▶ [TASK TO CARRY OUT]: Copy exactly, and only, the lines below from the first through the one containing "plt.rcParams['axes.unicode_minus'] = False", both included; pictures are omitted.

▶ [INFORMATION SUPPLIED]:

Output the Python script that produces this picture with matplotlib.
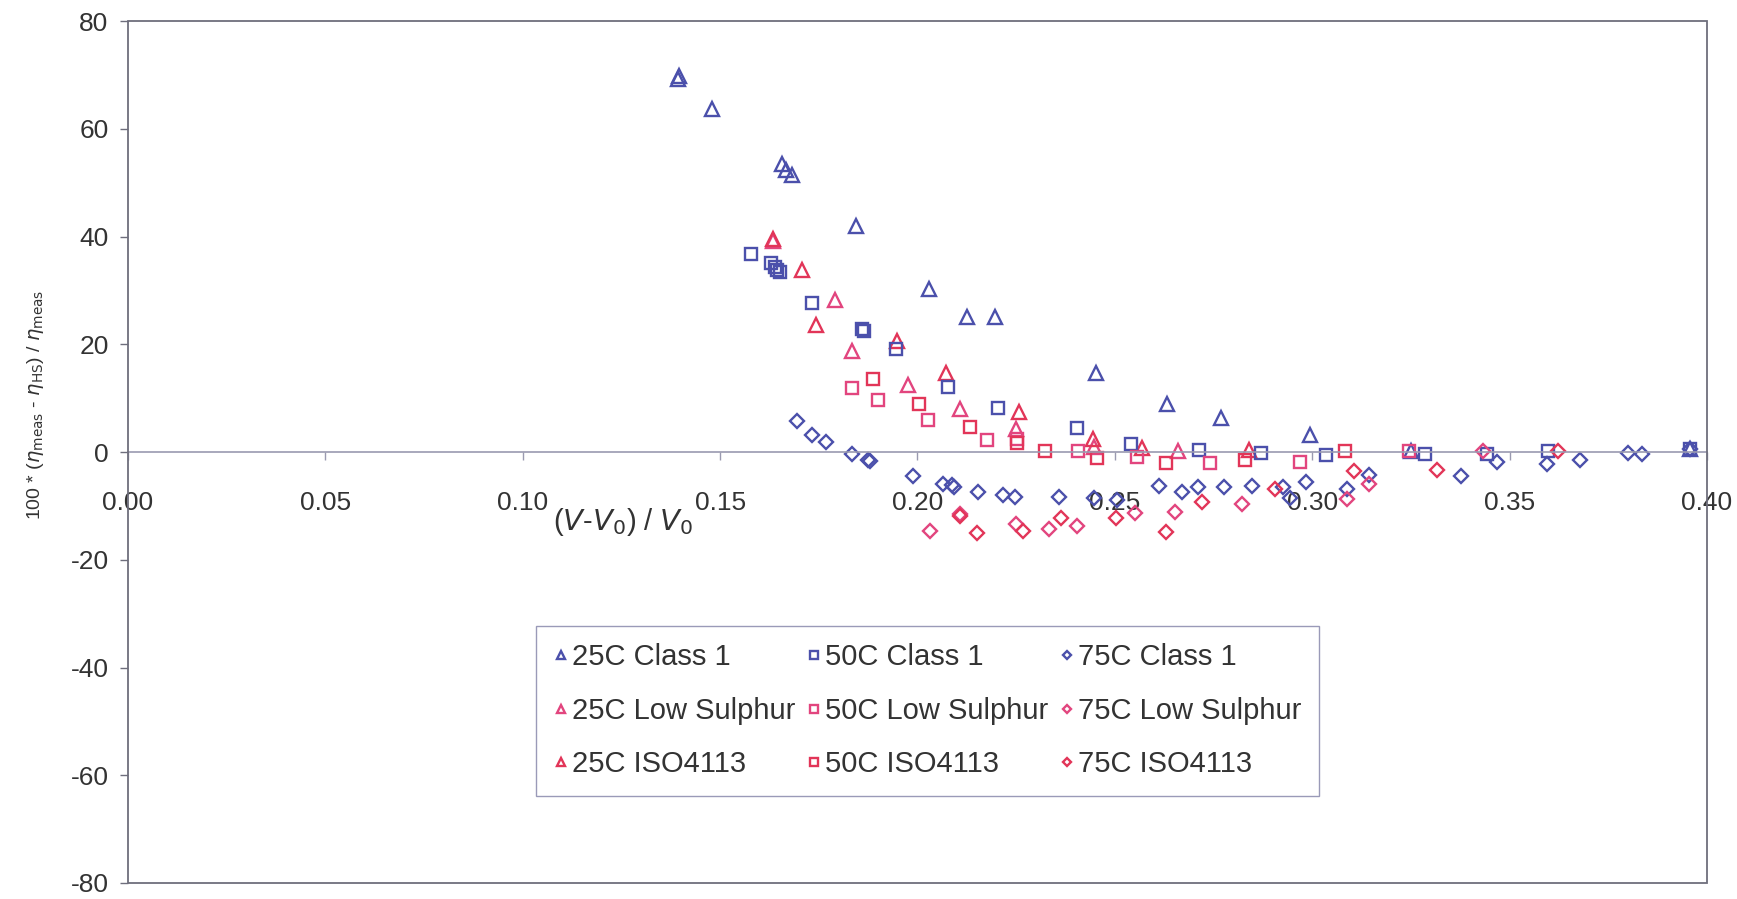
import matplotlib.pyplot as plt
from matplotlib.patches import Rectangle

plt.rcParams['font.family'] = ['Liberation Sans', 'DejaVu Sans']
plt.rcParams['axes.unicode_minus'] = False

# 25C
t25_c1_x = [0.1394, 0.1397, 0.1480, 0.1658, 0.1668, 0.1683, 0.1845, 0.2028, 0.2125, 0.2197,
            0.2453, 0.2632, 0.2769, 0.2995, 0.3249, 0.3958]
t25_c1_y = [69.3, 69.8, 63.7, 53.5, 52.4, 51.4, 41.9, 30.2, 25.1, 25.1,
            14.7, 9.0, 6.4, 3.2, 0.2, 0.5]
t25_ls_x = [0.1634, 0.1791, 0.1833, 0.1976, 0.2108, 0.2250, 0.2446, 0.2660]
t25_ls_y = [39.1, 28.3, 18.8, 12.5, 7.9, 4.2, 1.0, 0.1]
t25_iso_x = [0.1634, 0.1708, 0.1744, 0.1947, 0.2072, 0.2256, 0.2444, 0.2568, 0.2840]
t25_iso_y = [39.5, 33.7, 23.5, 20.7, 14.7, 7.5, 2.5, 0.8, 0.3]

# 50C
t50_c1_x = [0.1578, 0.1628, 0.1639, 0.1645, 0.1651, 0.1732, 0.1860, 0.1864, 0.1945, 0.2078,
            0.2205, 0.2405, 0.2540, 0.2712, 0.2869, 0.3035, 0.3285, 0.3443, 0.3598, 0.3958]
t50_c1_y = [36.8, 35.1, 34.4, 33.8, 33.4, 27.7, 22.8, 22.4, 19.2, 12.0,
            8.2, 4.5, 1.4, 0.3, -0.1, -0.5, -0.4, -0.4, 0.2, 0.5]
t50_ls_x = [0.1834, 0.1901, 0.2027, 0.2175, 0.2252, 0.2407, 0.2556, 0.2740, 0.2969, 0.3244]
t50_ls_y = [11.9, 9.6, 5.9, 2.2, 2.5, 0.1, -1.0, -2.1, -1.8, 0.2]
t50_iso_x = [0.1888, 0.2004, 0.2134, 0.2252, 0.2324, 0.2454, 0.2630, 0.2830, 0.3084]
t50_iso_y = [13.5, 8.9, 4.7, 1.6, 0.1, -1.2, -2.0, -1.4, 0.2]

# 75C
t75_c1_x = [0.1695, 0.1734, 0.1769, 0.1833, 0.1875, 0.1880, 0.1988, 0.2064, 0.2088, 0.2092,
            0.2154, 0.2216, 0.2246, 0.2358, 0.2446, 0.2505, 0.2612, 0.2671, 0.2710, 0.2776,
            0.2848, 0.2926, 0.2944, 0.2985, 0.3089, 0.3143, 0.3376, 0.3467, 0.3596, 0.3678,
            0.3800, 0.3836, 0.3958]
t75_c1_y = [5.7, 3.1, 1.9, -0.3, -1.4, -1.7, -4.4, -6.0, -6.2, -6.5,
            -7.4, -7.9, -8.3, -8.4, -8.6, -8.9, -6.3, -7.4, -6.5, -6.5,
            -6.3, -6.5, -8.5, -5.5, -6.8, -4.3, -4.4, -1.8, -2.3, -1.4,
            -0.1, -0.3, 0.5]
t75_ls_x = [0.2032, 0.2108, 0.2250, 0.2332, 0.2404, 0.2552, 0.2652, 0.2822, 0.3089, 0.3143, 0.3433]
t75_ls_y = [-14.6, -11.5, -13.4, -14.3, -13.7, -11.4, -11.1, -9.7, -8.8, -6.0, 0.2]
t75_iso_x = [0.2108, 0.2151, 0.2268, 0.2363, 0.2502, 0.2629, 0.2720, 0.2905, 0.3107, 0.3316, 0.3622]
t75_iso_y = [-11.8, -15.1, -14.6, -12.3, -12.2, -14.8, -9.2, -6.8, -3.6, -3.4, 0.2]

blue = '#4b50ab'
pink = '#e2457e'
red = '#e23558'
grey = '#6e6e7c'
txt = '#333333'

series = [
    (t25_c1_x, t25_c1_y, '^', 10, blue, '25C Class 1'),
    (t25_ls_x, t25_ls_y, '^', 10, pink, '25C Low Sulphur'),
    (t25_iso_x, t25_iso_y, '^', 10, red, '25C ISO4113'),
    (t50_c1_x, t50_c1_y, 's', 9, blue, '50C Class 1'),
    (t50_ls_x, t50_ls_y, 's', 9, pink, '50C Low Sulphur'),
    (t50_iso_x, t50_iso_y, 's', 9, red, '50C ISO4113'),
    (t75_c1_x, t75_c1_y, 'D', 7.5, blue, '75C Class 1'),
    (t75_ls_x, t75_ls_y, 'D', 7.5, pink, '75C Low Sulphur'),
    (t75_iso_x, t75_iso_y, 'D', 7.5, red, '75C ISO4113'),
]

fig = plt.figure(figsize=(17.37, 8.99), dpi=100)
ax = fig.add_axes([0.0737, 0.0178, 0.909, 0.9588])

for x, y, m, ms, c, lab in series:
    ax.plot(x, y, linestyle='none', marker=m, markersize=ms, markerfacecolor='none',
            markeredgecolor=c, markeredgewidth=1.7, label=lab)

ax.set_xlim(0, 0.40)
ax.set_ylim(-80, 80)
ax.set_xticks([0.00, 0.05, 0.10, 0.15, 0.20, 0.25, 0.30, 0.35, 0.40])
ax.set_xticklabels(['%.2f' % v for v in ax.get_xticks()])
ax.set_yticks(range(-80, 81, 20))

for s in ['top', 'right', 'left']:
    ax.spines[s].set_visible(False)
ax.spines['bottom'].set_position(('data', 0))
ax.spines['bottom'].set_color('#9a9ab0')
ax.spines['bottom'].set_linewidth(1.2)
ax.add_patch(Rectangle((0, 0), 1, 1, transform=ax.transAxes, fill=False,
                       edgecolor=grey, linewidth=1.3, clip_on=False, zorder=5))

ax.tick_params(axis='x', direction='out', length=6, width=1, color='#9a9ab0',
               pad=22, labelsize=19, labelcolor=txt)
ax.tick_params(axis='y', direction='out', length=6, width=1, color=grey,
               pad=8, labelsize=19, labelcolor=txt)

ax.set_ylabel(r'100 * ($\eta_{\rm meas}$ - $\eta_{\rm HS}$) / $\eta_{\rm meas}$',
              fontsize=14, color=txt)
ax.yaxis.set_label_coords(-0.052, 0.555)
ax.text(0.1254, -13.0, r'($V$-$V_0$) / $V_0$', fontsize=21, color=txt,
        ha='center', va='center')

leg = ax.legend(loc='center', bbox_to_anchor=(0.5064, 0.1998), ncol=3, fontsize=21,
                markerscale=0.6, handlelength=0.5, handletextpad=0.12,
                columnspacing=0.4, labelspacing=0.88, borderpad=0.6,
                fancybox=False, framealpha=1, edgecolor='#9a9ab8', labelcolor=txt)
leg.get_frame().set_linewidth(1.0)

plt.savefig('out.png', dpi=100)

▶ [RESULT OF THIS TASK]:
Output the Python script that produces this picture with matplotlib.
import matplotlib.pyplot as plt
from matplotlib.patches import Rectangle

plt.rcParams['font.family'] = ['Liberation Sans', 'DejaVu Sans']
plt.rcParams['axes.unicode_minus'] = False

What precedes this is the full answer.